▶ DATA EXTRACT
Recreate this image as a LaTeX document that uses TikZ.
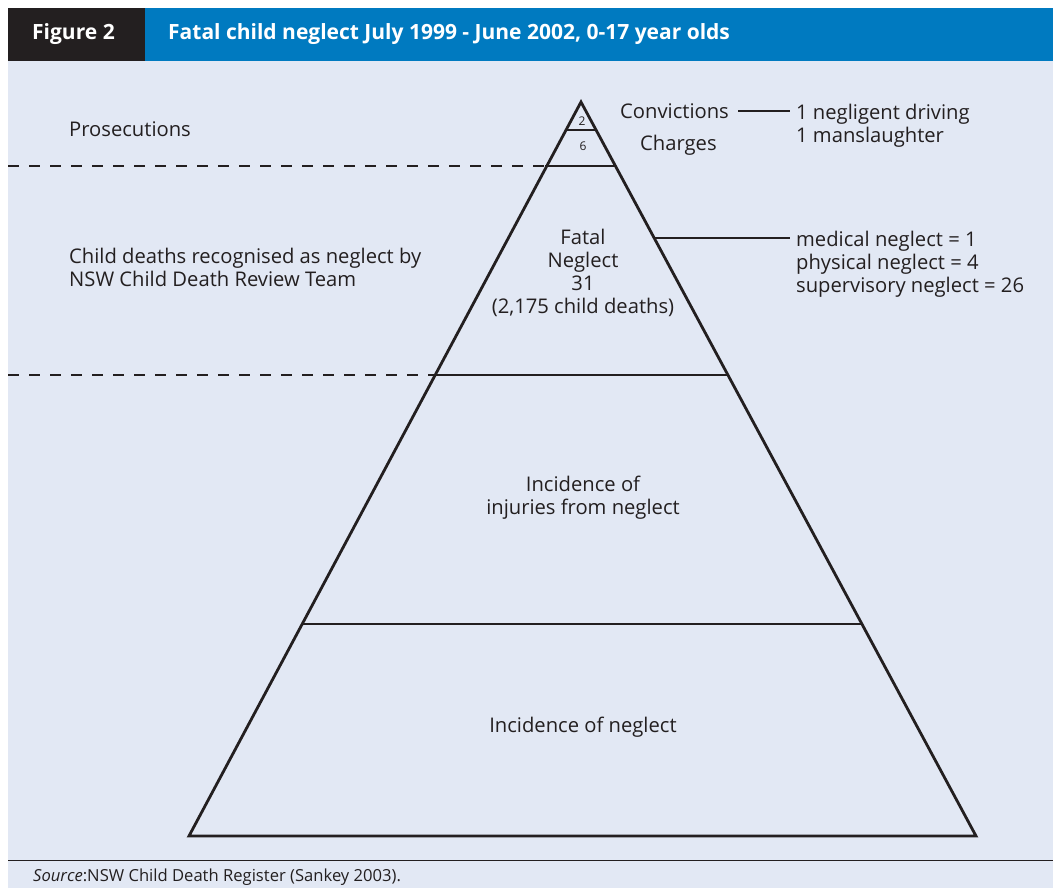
\documentclass[tikz,border=0pt]{standalone}
\usepackage{fontspec}
\setmainfont{Open Sans}
\usetikzlibrary{positioning}

\definecolor{panelbg}{HTML}{E2E8F4}
\definecolor{headblue}{HTML}{007AC0}
\definecolor{headblack}{HTML}{231F20}
\definecolor{ink}{HTML}{231F20}

\begin{document}
\begin{tikzpicture}[
    x=1pt, y=-1pt,
    label/.style={text=ink, inner sep=0pt, font=\fontsize{20.2}{23}\selectfont},
    tiny/.style={text=ink, inner sep=0pt, font=\fontsize{12}{14}\selectfont},
    level/.style={draw=ink, line width=2.8pt, line join=miter},
    guide/.style={draw=ink, line width=2pt, dash pattern=on 11pt off 10pt},
    leader/.style={draw=ink, line width=1.1pt}
]

% Page and header
\useasboundingbox (0,0) rectangle (1053,888);
\fill[white] (0,0) rectangle (1053,888);
\fill[panelbg] (8,61) rectangle (1053,888);
\fill[headblack] (8,8) rectangle (145,61);
\fill[headblue] (145,8) rectangle (1053,61);
\node[anchor=west, text=white, inner sep=0pt, font=\fontsize{21}{24}\selectfont\bfseries] (fig) at (32,34) {Figure 2};
\node[anchor=west, text=white, inner sep=0pt, font=\fontsize{21}{24}\selectfont\bfseries] (title) at (168,34) {Fatal child neglect July 1999 - June 2002, 0-17 year olds};

% Pyramid corners
\coordinate (apex) at (581,102);
\coordinate (bl) at (189,836);
\coordinate (br) at (976,836);

% Dashed guides to the left
\draw[guide] (8,166) -- (545,166);
\draw[guide] (8,375) -- (435,375);

% Pyramid and its levels
\draw[level] (apex) -- (bl) -- (br) -- cycle;
\draw[level] (566,130) -- (596,130);
\draw[level] (545,166) -- (615,166);
\draw[level] (435,375) -- (728,375);
\draw[level] (302,624) -- (862,624);

% Texts inside the pyramid
\node[tiny] (conv-n) at (582,121) {2};
\node[tiny] (charge-n) at (583,146) {6};
\node[label, align=center, anchor=north] (fatal) at (583,229) {Fatal\\Neglect\\31\\(2,175 child deaths)};
\node[label, align=center, anchor=north] (injury) at (583,476) {Incidence of\\injuries from neglect};
\node[label] (neglect) at (583,727) {Incidence of neglect};

% Texts on the left
\node[label, anchor=west] (prosec) at (69,129) {Prosecutions};
\node[label, align=left, anchor=north west] (review) at (69,248) {Child deaths recognised as neglect by\\NSW Child Death Review Team};

% Texts on the right
\node[label, anchor=west] (conv) at (620,111) {Convictions};
\node[label, anchor=west] (charges) at (640,145) {Charges};
\node[label, align=left, anchor=north west] (drv) at (796,104) {1 negligent driving\\1 manslaughter};
\node[label, align=left, anchor=north west] (types) at (796,231) {medical neglect = 1\\physical neglect = 4\\supervisory neglect = 26};
\coordinate (side) at (654,238);

% Leader lines
\draw[leader] ([xshift=9pt]conv.east) -- (790,111);
\draw[leader] (side) -- (790,238);

% Source note
\draw[line width=1pt, ink] (8,860) -- (1053,860);
\node[text=ink, anchor=west, inner sep=0pt, font=\fontsize{16.6}{18}\selectfont] (source) at (33,877) {\textit{Source}:NSW Child Death Register (Sankey 2003).};

\end{tikzpicture}
\end{document}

▶ YOUR OBJECTIVE
Without the pictures, transcribe the listing above exactly.

▶ TASK RESPONSE
Recreate this image as a LaTeX document that uses TikZ.
\documentclass[tikz,border=0pt]{standalone}
\usepackage{fontspec}
\setmainfont{Open Sans}
\usetikzlibrary{positioning}

\definecolor{panelbg}{HTML}{E2E8F4}
\definecolor{headblue}{HTML}{007AC0}
\definecolor{headblack}{HTML}{231F20}
\definecolor{ink}{HTML}{231F20}

\begin{document}
\begin{tikzpicture}[
    x=1pt, y=-1pt,
    label/.style={text=ink, inner sep=0pt, font=\fontsize{20.2}{23}\selectfont},
    tiny/.style={text=ink, inner sep=0pt, font=\fontsize{12}{14}\selectfont},
    level/.style={draw=ink, line width=2.8pt, line join=miter},
    guide/.style={draw=ink, line width=2pt, dash pattern=on 11pt off 10pt},
    leader/.style={draw=ink, line width=1.1pt}
]

% Page and header
\useasboundingbox (0,0) rectangle (1053,888);
\fill[white] (0,0) rectangle (1053,888);
\fill[panelbg] (8,61) rectangle (1053,888);
\fill[headblack] (8,8) rectangle (145,61);
\fill[headblue] (145,8) rectangle (1053,61);
\node[anchor=west, text=white, inner sep=0pt, font=\fontsize{21}{24}\selectfont\bfseries] (fig) at (32,34) {Figure 2};
\node[anchor=west, text=white, inner sep=0pt, font=\fontsize{21}{24}\selectfont\bfseries] (title) at (168,34) {Fatal child neglect July 1999 - June 2002, 0-17 year olds};

% Pyramid corners
\coordinate (apex) at (581,102);
\coordinate (bl) at (189,836);
\coordinate (br) at (976,836);

% Dashed guides to the left
\draw[guide] (8,166) -- (545,166);
\draw[guide] (8,375) -- (435,375);

% Pyramid and its levels
\draw[level] (apex) -- (bl) -- (br) -- cycle;
\draw[level] (566,130) -- (596,130);
\draw[level] (545,166) -- (615,166);
\draw[level] (435,375) -- (728,375);
\draw[level] (302,624) -- (862,624);

% Texts inside the pyramid
\node[tiny] (conv-n) at (582,121) {2};
\node[tiny] (charge-n) at (583,146) {6};
\node[label, align=center, anchor=north] (fatal) at (583,229) {Fatal\\Neglect\\31\\(2,175 child deaths)};
\node[label, align=center, anchor=north] (injury) at (583,476) {Incidence of\\injuries from neglect};
\node[label] (neglect) at (583,727) {Incidence of neglect};

% Texts on the left
\node[label, anchor=west] (prosec) at (69,129) {Prosecutions};
\node[label, align=left, anchor=north west] (review) at (69,248) {Child deaths recognised as neglect by\\NSW Child Death Review Team};

% Texts on the right
\node[label, anchor=west] (conv) at (620,111) {Convictions};
\node[label, anchor=west] (charges) at (640,145) {Charges};
\node[label, align=left, anchor=north west] (drv) at (796,104) {1 negligent driving\\1 manslaughter};
\node[label, align=left, anchor=north west] (types) at (796,231) {medical neglect = 1\\physical neglect = 4\\supervisory neglect = 26};
\coordinate (side) at (654,238);

% Leader lines
\draw[leader] ([xshift=9pt]conv.east) -- (790,111);
\draw[leader] (side) -- (790,238);

% Source note
\draw[line width=1pt, ink] (8,860) -- (1053,860);
\node[text=ink, anchor=west, inner sep=0pt, font=\fontsize{16.6}{18}\selectfont] (source) at (33,877) {\textit{Source}:NSW Child Death Register (Sankey 2003).};

\end{tikzpicture}
\end{document}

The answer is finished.